■ Task to complete ■
Only the lines from the start of the data through the line with "plt.rcParams['font.family'] = ['Liberation" belong in the copy. Restate them word for word, minus the pictures.

== == ==

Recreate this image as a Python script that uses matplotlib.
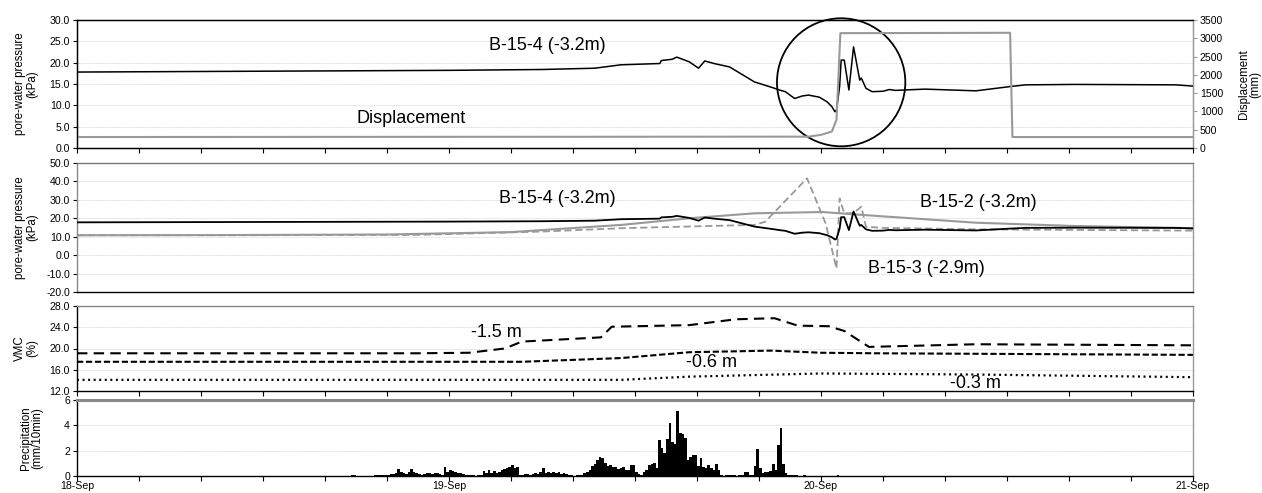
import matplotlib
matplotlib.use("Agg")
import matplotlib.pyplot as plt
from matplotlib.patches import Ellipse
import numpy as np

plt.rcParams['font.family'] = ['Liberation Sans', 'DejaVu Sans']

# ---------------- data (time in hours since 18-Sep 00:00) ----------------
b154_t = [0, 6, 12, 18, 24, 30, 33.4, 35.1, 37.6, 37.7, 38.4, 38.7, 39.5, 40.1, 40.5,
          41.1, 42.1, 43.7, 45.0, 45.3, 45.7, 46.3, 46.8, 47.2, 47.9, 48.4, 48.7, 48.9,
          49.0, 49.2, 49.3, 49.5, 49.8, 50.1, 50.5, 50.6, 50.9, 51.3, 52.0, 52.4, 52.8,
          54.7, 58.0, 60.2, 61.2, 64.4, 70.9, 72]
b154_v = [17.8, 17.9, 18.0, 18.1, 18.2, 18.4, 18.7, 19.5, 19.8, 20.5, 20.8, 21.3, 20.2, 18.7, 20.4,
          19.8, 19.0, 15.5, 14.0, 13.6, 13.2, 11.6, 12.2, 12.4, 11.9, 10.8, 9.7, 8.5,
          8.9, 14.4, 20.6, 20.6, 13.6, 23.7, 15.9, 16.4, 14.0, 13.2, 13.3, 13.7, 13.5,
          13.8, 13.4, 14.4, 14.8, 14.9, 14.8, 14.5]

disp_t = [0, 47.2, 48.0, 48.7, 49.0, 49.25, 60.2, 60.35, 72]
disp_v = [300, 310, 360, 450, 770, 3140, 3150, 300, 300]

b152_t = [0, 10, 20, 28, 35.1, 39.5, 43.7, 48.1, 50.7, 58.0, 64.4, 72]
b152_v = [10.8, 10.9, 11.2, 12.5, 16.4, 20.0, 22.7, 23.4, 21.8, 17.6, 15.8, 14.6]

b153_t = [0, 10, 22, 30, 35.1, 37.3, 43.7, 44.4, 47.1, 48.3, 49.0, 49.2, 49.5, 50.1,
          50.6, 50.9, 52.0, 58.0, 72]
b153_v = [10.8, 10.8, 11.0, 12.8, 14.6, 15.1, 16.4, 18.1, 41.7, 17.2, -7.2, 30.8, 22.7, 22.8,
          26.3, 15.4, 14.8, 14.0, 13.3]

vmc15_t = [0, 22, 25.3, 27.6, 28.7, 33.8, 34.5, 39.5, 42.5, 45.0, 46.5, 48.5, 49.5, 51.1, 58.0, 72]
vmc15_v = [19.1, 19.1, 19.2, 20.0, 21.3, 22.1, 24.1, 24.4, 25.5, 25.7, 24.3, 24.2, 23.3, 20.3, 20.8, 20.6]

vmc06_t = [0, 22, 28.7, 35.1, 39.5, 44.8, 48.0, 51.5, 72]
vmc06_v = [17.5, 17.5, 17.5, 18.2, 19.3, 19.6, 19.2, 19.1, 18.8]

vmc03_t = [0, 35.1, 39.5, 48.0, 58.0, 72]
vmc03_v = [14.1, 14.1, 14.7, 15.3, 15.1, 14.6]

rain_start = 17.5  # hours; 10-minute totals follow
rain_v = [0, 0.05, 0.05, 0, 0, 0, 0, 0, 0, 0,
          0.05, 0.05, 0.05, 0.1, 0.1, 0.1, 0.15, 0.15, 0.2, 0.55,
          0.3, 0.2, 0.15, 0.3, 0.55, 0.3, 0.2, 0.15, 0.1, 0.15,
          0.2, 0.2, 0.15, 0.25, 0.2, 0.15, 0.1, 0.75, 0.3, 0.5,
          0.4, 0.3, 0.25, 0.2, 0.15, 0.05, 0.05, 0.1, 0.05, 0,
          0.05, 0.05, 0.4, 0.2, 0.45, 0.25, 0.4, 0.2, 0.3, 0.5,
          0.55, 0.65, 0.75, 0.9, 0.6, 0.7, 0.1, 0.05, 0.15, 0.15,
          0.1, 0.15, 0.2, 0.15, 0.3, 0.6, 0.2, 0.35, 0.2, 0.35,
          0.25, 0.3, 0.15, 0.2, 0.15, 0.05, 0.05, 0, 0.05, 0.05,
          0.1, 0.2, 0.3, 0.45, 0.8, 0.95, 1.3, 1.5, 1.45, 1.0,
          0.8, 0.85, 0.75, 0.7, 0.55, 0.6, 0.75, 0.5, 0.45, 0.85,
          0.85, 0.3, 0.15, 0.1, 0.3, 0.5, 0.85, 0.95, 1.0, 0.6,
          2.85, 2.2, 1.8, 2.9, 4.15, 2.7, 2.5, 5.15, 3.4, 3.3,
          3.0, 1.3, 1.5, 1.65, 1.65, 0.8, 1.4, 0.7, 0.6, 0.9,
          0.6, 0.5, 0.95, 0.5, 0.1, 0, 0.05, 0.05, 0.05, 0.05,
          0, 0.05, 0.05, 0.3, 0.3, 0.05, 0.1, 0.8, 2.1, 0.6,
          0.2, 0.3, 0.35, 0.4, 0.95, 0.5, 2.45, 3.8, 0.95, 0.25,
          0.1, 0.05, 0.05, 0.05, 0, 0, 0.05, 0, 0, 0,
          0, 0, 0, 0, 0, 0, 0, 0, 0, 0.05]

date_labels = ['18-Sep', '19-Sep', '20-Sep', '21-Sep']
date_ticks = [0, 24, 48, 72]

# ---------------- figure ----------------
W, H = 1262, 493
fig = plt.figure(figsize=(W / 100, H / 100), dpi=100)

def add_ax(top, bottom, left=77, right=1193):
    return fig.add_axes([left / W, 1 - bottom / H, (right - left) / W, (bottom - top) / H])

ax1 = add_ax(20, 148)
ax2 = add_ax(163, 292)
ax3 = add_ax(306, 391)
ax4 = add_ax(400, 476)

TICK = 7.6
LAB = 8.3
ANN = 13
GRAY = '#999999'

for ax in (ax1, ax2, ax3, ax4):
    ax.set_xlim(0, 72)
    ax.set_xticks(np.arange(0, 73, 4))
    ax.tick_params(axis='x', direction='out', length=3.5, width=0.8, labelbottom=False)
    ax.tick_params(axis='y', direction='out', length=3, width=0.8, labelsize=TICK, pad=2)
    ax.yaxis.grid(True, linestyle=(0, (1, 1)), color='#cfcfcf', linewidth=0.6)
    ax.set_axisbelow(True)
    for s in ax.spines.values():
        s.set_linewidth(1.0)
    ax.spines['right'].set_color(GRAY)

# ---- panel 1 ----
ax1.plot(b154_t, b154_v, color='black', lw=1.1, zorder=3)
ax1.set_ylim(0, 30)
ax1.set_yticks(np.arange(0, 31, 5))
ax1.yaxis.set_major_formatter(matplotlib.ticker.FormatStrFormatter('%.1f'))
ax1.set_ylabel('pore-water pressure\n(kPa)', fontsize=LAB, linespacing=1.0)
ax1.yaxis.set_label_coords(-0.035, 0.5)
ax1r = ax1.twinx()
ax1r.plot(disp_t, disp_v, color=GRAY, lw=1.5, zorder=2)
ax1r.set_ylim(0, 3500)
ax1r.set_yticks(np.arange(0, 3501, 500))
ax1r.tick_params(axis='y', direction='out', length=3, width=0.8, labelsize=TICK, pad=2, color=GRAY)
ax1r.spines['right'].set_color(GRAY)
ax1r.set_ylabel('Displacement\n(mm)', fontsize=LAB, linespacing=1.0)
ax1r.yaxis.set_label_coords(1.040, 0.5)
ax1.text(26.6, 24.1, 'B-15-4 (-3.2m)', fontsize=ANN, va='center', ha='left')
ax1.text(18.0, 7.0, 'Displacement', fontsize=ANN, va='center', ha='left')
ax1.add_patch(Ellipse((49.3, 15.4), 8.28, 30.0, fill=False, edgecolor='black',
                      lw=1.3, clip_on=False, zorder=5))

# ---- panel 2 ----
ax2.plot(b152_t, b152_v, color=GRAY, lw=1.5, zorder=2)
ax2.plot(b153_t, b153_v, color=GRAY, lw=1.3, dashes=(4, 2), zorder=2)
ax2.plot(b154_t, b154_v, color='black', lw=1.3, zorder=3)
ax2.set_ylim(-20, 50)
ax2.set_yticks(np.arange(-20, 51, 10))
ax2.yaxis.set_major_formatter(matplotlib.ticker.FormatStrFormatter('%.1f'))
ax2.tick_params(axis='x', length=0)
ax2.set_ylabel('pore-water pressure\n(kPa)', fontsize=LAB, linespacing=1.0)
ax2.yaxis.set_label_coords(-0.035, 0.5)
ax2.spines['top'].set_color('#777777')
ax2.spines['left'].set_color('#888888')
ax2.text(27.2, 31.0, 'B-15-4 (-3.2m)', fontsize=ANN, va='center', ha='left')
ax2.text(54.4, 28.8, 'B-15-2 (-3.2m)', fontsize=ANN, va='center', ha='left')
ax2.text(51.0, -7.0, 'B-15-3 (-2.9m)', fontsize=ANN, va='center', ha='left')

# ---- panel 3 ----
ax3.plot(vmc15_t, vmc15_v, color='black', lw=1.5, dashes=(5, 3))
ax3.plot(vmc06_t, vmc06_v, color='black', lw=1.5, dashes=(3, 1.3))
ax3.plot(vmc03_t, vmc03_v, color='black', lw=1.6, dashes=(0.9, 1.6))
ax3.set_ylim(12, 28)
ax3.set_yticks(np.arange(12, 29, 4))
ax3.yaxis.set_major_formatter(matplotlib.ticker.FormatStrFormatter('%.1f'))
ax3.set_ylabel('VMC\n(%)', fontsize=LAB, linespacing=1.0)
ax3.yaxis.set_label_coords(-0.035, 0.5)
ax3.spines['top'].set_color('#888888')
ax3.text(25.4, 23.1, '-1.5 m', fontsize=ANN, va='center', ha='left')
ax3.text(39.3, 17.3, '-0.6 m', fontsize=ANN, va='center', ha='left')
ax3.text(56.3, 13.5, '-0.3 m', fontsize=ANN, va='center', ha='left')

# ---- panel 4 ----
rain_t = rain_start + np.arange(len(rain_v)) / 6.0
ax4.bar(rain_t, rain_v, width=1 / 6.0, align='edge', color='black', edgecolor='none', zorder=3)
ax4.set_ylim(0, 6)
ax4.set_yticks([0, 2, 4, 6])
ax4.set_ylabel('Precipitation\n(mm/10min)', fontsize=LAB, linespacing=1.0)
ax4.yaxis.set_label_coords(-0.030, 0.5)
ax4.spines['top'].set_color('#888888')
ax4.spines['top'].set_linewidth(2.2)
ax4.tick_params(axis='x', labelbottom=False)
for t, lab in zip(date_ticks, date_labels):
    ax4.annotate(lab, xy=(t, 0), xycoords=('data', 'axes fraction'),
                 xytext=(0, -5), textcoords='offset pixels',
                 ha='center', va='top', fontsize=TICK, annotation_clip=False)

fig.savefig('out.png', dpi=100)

== == ==

■ Answer to the exercise ■
Recreate this image as a Python script that uses matplotlib.
import matplotlib
matplotlib.use("Agg")
import matplotlib.pyplot as plt
from matplotlib.patches import Ellipse
import numpy as np

plt.rcParams['font.family'] = ['Liberation Sans', 'DejaVu Sans']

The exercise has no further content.